** Stored data **
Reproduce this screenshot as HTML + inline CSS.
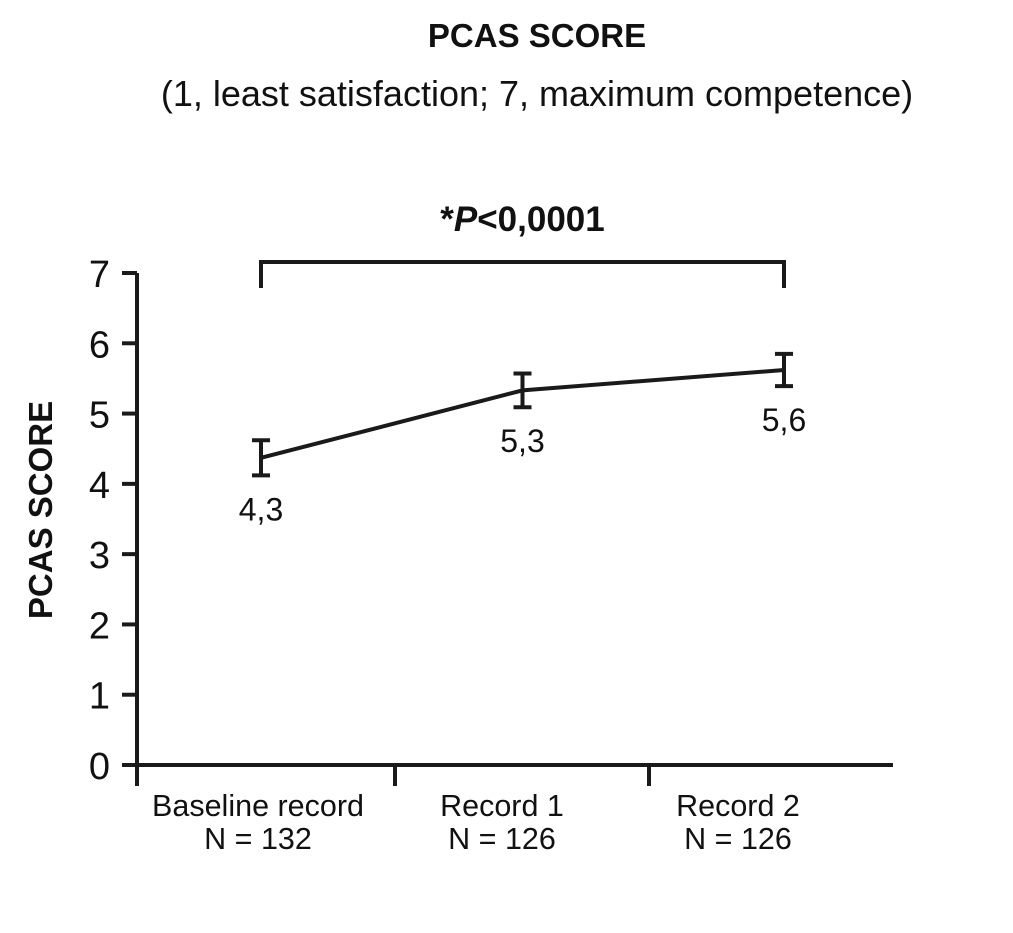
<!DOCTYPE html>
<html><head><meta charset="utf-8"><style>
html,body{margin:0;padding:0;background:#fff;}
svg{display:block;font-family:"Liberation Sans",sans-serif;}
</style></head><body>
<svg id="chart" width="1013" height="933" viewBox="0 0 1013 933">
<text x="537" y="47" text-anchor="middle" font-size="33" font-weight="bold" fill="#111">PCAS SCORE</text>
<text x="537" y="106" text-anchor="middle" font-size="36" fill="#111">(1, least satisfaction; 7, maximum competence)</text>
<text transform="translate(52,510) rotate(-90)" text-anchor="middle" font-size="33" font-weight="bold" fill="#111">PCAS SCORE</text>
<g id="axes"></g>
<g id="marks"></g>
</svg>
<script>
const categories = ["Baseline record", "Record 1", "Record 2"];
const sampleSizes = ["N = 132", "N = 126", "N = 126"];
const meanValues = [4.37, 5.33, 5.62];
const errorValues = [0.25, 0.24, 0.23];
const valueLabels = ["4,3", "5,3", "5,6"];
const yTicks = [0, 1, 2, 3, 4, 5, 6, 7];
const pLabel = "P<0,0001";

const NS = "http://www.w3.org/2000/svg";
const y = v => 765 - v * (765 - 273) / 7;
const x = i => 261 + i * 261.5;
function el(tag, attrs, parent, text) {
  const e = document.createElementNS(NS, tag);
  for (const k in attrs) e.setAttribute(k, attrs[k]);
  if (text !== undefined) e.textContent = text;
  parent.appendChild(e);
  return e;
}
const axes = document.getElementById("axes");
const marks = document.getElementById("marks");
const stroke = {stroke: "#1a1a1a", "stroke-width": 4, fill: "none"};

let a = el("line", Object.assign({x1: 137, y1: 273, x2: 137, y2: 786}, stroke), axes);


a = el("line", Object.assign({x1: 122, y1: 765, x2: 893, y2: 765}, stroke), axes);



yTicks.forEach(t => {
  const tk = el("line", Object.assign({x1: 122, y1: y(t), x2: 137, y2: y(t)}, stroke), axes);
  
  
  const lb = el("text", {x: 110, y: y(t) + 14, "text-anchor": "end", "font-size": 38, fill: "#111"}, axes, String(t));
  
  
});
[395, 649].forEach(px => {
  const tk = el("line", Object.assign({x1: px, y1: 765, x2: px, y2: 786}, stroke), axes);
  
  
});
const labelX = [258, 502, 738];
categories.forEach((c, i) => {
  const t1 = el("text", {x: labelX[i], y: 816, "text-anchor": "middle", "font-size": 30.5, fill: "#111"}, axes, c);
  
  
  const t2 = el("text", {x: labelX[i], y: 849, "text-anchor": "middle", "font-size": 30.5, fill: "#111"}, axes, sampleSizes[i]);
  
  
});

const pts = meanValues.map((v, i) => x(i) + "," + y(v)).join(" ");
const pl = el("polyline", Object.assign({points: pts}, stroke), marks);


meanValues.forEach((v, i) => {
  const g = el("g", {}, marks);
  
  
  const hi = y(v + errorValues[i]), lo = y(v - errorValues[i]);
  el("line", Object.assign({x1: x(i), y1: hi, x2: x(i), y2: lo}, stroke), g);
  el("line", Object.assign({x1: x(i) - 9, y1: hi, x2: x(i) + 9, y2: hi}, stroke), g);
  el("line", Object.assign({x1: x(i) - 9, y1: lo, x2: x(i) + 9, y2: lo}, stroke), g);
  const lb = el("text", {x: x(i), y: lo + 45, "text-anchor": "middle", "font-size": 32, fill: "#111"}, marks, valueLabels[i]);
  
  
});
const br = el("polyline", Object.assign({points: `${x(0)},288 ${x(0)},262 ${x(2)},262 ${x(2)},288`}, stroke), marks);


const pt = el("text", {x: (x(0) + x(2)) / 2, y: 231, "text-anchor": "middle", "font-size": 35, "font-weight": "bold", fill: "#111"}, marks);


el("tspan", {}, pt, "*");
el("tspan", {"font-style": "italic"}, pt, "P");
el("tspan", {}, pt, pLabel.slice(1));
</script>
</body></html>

** Brief **
Reproduce the listing exactly. Leave its pictures out.

** Right answer **
Reproduce this screenshot as HTML + inline CSS.
<!DOCTYPE html>
<html><head><meta charset="utf-8"><style>
html,body{margin:0;padding:0;background:#fff;}
svg{display:block;font-family:"Liberation Sans",sans-serif;}
</style></head><body>
<svg id="chart" width="1013" height="933" viewBox="0 0 1013 933">
<text x="537" y="47" text-anchor="middle" font-size="33" font-weight="bold" fill="#111">PCAS SCORE</text>
<text x="537" y="106" text-anchor="middle" font-size="36" fill="#111">(1, least satisfaction; 7, maximum competence)</text>
<text transform="translate(52,510) rotate(-90)" text-anchor="middle" font-size="33" font-weight="bold" fill="#111">PCAS SCORE</text>
<g id="axes"></g>
<g id="marks"></g>
</svg>
<script>
const categories = ["Baseline record", "Record 1", "Record 2"];
const sampleSizes = ["N = 132", "N = 126", "N = 126"];
const meanValues = [4.37, 5.33, 5.62];
const errorValues = [0.25, 0.24, 0.23];
const valueLabels = ["4,3", "5,3", "5,6"];
const yTicks = [0, 1, 2, 3, 4, 5, 6, 7];
const pLabel = "P<0,0001";

const NS = "http://www.w3.org/2000/svg";
const y = v => 765 - v * (765 - 273) / 7;
const x = i => 261 + i * 261.5;
function el(tag, attrs, parent, text) {
  const e = document.createElementNS(NS, tag);
  for (const k in attrs) e.setAttribute(k, attrs[k]);
  if (text !== undefined) e.textContent = text;
  parent.appendChild(e);
  return e;
}
const axes = document.getElementById("axes");
const marks = document.getElementById("marks");
const stroke = {stroke: "#1a1a1a", "stroke-width": 4, fill: "none"};

let a = el("line", Object.assign({x1: 137, y1: 273, x2: 137, y2: 786}, stroke), axes);


a = el("line", Object.assign({x1: 122, y1: 765, x2: 893, y2: 765}, stroke), axes);



yTicks.forEach(t => {
  const tk = el("line", Object.assign({x1: 122, y1: y(t), x2: 137, y2: y(t)}, stroke), axes);
  
  
  const lb = el("text", {x: 110, y: y(t) + 14, "text-anchor": "end", "font-size": 38, fill: "#111"}, axes, String(t));
  
  
});
[395, 649].forEach(px => {
  const tk = el("line", Object.assign({x1: px, y1: 765, x2: px, y2: 786}, stroke), axes);
  
  
});
const labelX = [258, 502, 738];
categories.forEach((c, i) => {
  const t1 = el("text", {x: labelX[i], y: 816, "text-anchor": "middle", "font-size": 30.5, fill: "#111"}, axes, c);
  
  
  const t2 = el("text", {x: labelX[i], y: 849, "text-anchor": "middle", "font-size": 30.5, fill: "#111"}, axes, sampleSizes[i]);
  
  
});

const pts = meanValues.map((v, i) => x(i) + "," + y(v)).join(" ");
const pl = el("polyline", Object.assign({points: pts}, stroke), marks);


meanValues.forEach((v, i) => {
  const g = el("g", {}, marks);
  
  
  const hi = y(v + errorValues[i]), lo = y(v - errorValues[i]);
  el("line", Object.assign({x1: x(i), y1: hi, x2: x(i), y2: lo}, stroke), g);
  el("line", Object.assign({x1: x(i) - 9, y1: hi, x2: x(i) + 9, y2: hi}, stroke), g);
  el("line", Object.assign({x1: x(i) - 9, y1: lo, x2: x(i) + 9, y2: lo}, stroke), g);
  const lb = el("text", {x: x(i), y: lo + 45, "text-anchor": "middle", "font-size": 32, fill: "#111"}, marks, valueLabels[i]);
  
  
});
const br = el("polyline", Object.assign({points: `${x(0)},288 ${x(0)},262 ${x(2)},262 ${x(2)},288`}, stroke), marks);


const pt = el("text", {x: (x(0) + x(2)) / 2, y: 231, "text-anchor": "middle", "font-size": 35, "font-weight": "bold", fill: "#111"}, marks);


el("tspan", {}, pt, "*");
el("tspan", {"font-style": "italic"}, pt, "P");
el("tspan", {}, pt, pLabel.slice(1));
</script>
</body></html>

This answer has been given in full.